Disclaimer: This blog is not intended to belittle my wife or any woman for that matter. Your contribution to us men’s life is immeasurable and without you, I for one would be like a ship lost at sea. It’s just funny the way men and women are wired differently. So please don’t take offence.
So, winter is here and the heat in our van takes this as the perfect time to act up…just when we need it most. To rub salt in the wound, the warranty expired a month ago so we are on our own with this one. Go figure, it never fails, right? Happened the same way with my expensive laptop. The thing broke a couple days after the warranty expired. (I am keeping it for sentimental reasons now).
Talking about vehicles, the wife usually drives the van and I the car. On occasions, we switch vehicles. On a few of these occasions, I would notice that the van was not sounding right or something seemed wrong with it. ‘Amie, have you noticed that the van doesn’t feel right? I think it needs struts or something.’ She would reply that it seemed all right to her. After a few weeks and the problem getting worse, she would say, ‘I think there is something wrong with the van.’ To which I would reply, ‘Well I was saying that weeks ago.’ About a month ago, I told her her I thought there was something wrong with the heat/cold control. She was her usual, ‘Sounds fine to me.’
Last weekend, I borrowed the van and had to turn the heat on. I put in on the lowest setting and the noise it made had me choosing to freeze than putting up with it. Even the steering wheel vibrated.
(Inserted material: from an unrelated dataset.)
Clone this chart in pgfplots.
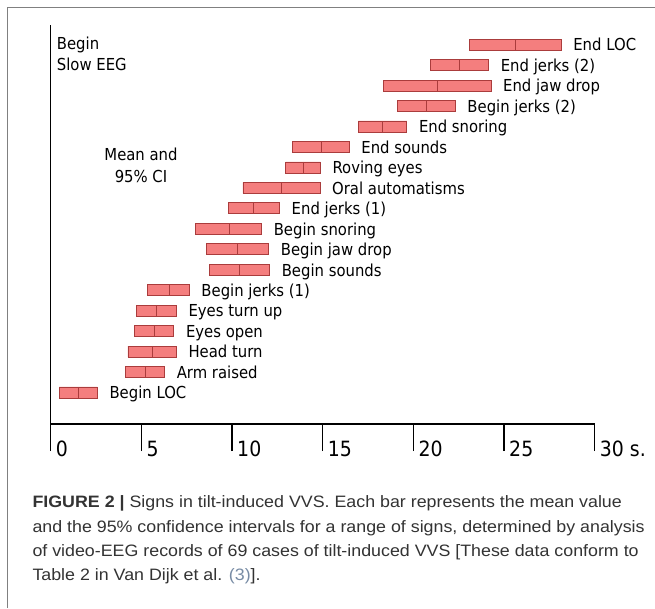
\documentclass[border=0pt]{standalone}
\usepackage{pgfplots}
\pgfplotsset{compat=1.18}
\usepackage{pgfplotstable}
\usepackage{fontspec}
\setmainfont{Liberation Sans}
\newfontfamily\chartfont[FakeStretch=0.9]{DejaVu Sans}
\newfontfamily\capfont[FakeStretch=1.08]{Liberation Sans}
\definecolor{barfill}{RGB}{244,126,126}
\definecolor{bardraw}{RGB}{170,60,60}
\definecolor{captxt}{RGB}{51,51,51}
\definecolor{caplink}{RGB}{120,140,165}

% lower CI, mean, upper CI (seconds); row 1 = bottom
\pgfplotstableread[col sep=comma]{
y,lo,mean,hi,label
18,23.10,25.65,28.15,End LOC
17,20.93,22.54,24.15,End jerks (2)
16,18.35,21.32,24.28,End jaw drop
15,19.13,20.70,22.31,Begin jerks (2)
14,16.97,18.31,19.64,End snoring
13,13.33,14.92,16.46,End sounds
12,12.96,13.92,14.87,Roving eyes
11,10.60,12.72,14.85,Oral automatisms
10,9.82,11.20,12.62,End jerks (1)
9,7.99,9.84,11.63,Begin snoring
8,8.59,10.30,12.02,Begin jaw drop
7,8.75,10.41,12.07,Begin sounds
6,5.36,6.52,7.64,Begin jerks (1)
5,4.72,5.83,6.93,Eyes turn up
4,4.63,5.71,6.79,Eyes open
3,4.26,5.62,6.93,Head turn
2,4.13,5.23,6.28,Arm raised
1,0.47,1.51,2.57,Begin LOC
}\signs

\newcommand{\lblsize}{\fontsize{16.5}{21}\selectfont}

\pgfplotsset{frame/.style={
  at={(50.7pt,184pt)}, anchor=south west,
  scale only axis, width=544pt, height=399pt,
  xmin=0, xmax=30, ymin=-0.54, ymax=18.96,
  clip=false,
}}

\begin{document}
\begin{tikzpicture}
\useasboundingbox (0,0) rectangle (655pt,608pt);
\fill[white] (0,0) rectangle (655pt,608pt);
\draw[black!50, line width=1.3pt] (7.3pt,0pt) -- (7.3pt,600.7pt) -- (655pt,600.7pt);

\begin{axis}[frame,
  axis x line=bottom, axis y line=left,
  axis line style={black, line width=1.2pt, -},
  xbar stacked, bar width=11pt,
  ytick=\empty,
  xtick={0,5,10,15,20,25,30},
  xticklabels={0,5,10,15,20,25,30 s.},
  tick align=outside, xtick align=outside, major tick length=27pt,
  tick style={black, line width=1.2pt},
  xticklabel style={anchor=base west, inner sep=0pt, xshift=5pt, yshift=-5pt,
    font=\chartfont\fontsize{21}{22}\selectfont},
  /pgf/number format/assume math mode=true,
]
\addplot[draw=none, fill=none] table[x=lo, y=y] {\signs};
\addplot[draw=bardraw, fill=barfill, line width=0.8pt]
  table[x expr=\thisrow{mean}-\thisrow{lo}, y=y] {\signs};
\addplot[draw=bardraw, fill=barfill, line width=0.8pt]
  table[x expr=\thisrow{hi}-\thisrow{mean}, y=y] {\signs};
\end{axis}

% sign names, right of each interval
\begin{axis}[frame, hide axis]
\addplot[draw=none, point meta=explicit symbolic,
  nodes near coords,
  every node near coord/.append style={anchor=base west, inner sep=0pt,
    xshift=12pt, yshift=-6.3pt, text=black, font=\chartfont\lblsize}]
  table[x=hi, y=y, meta=label] {\signs};
\end{axis}

\begin{scope}[every node/.style={inner sep=0pt, font=\chartfont\lblsize}]
\node[anchor=base west] at (56.7pt,558pt) {Begin};
\node[anchor=base west] at (56.7pt,537pt) {Slow EEG};
\node[anchor=base] at (141pt,447pt) {Mean and};
\node[anchor=base] at (141pt,425.3pt) {95\% CI};
\end{scope}

\begin{scope}[every node/.style={inner sep=0pt, anchor=base west, text=captxt,
    font=\capfont\fontsize{16.5}{19}\selectfont}]
\node at (32.3pt,100.3pt) {\textbf{FIGURE 2 |} Signs in tilt-induced VVS. Each bar represents the mean value};
\node at (32.3pt,76pt) {and the 95\% confidence intervals for a range of signs, determined by analysis};
\node at (32.3pt,51.7pt) {of video-EEG records of 69 cases of tilt-induced VVS [These data conform to};
\node at (32.3pt,27.4pt) {Table 2 in Van Dijk et al. {\color{caplink}(3)}].};
\end{scope}
\end{tikzpicture}
\end{document}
My first thought was, ‘How come Amie didn’t say anything about this? Hasn’t she been using the heat?’ I mentioned it to her again and finally made an appointment to get it looked at.
How is it that when I vacuum, dust or do whatever house chore is allocated to me, my wife always find that barely visible speck on the floor? Or the hint of a stain on the cupboards? Just two weeks ago, I accidentally spilled some honey. (Well if you must know, I had an accident and the bottom of the honey blew out and had a spill but nothing like the Exxon Valdez). I cleaned it up as best I could and gave it the once over because I know she would be inspecting. Sure enough, as soon as I mentioned what happened, she found some drippings that I had missed. From that day, traces of honey are found daily in some lurking under a cupboard door, playing hide and seek under the stove etc. No, I am usually not the one to find them.
I think I am excellent at cleaning the vehicles as I have never once got a ‘Oh there’s still some dust on the dash’ or ‘Ketchup from your whopper is still on the seat.’ Maybe that’s just not as important.
On a side note, I am happy that she my wife has her list of what’s important and I have mine. I reluctantly concede that her list is more importanter. (Yes, it’s a word as of now cuz I said so). With both our to-do lists, we get EVERYTHING done. So note to wife, keep on doing what you’re doing. I’d rather a cold, clunking car than a dirty, honey-stained house.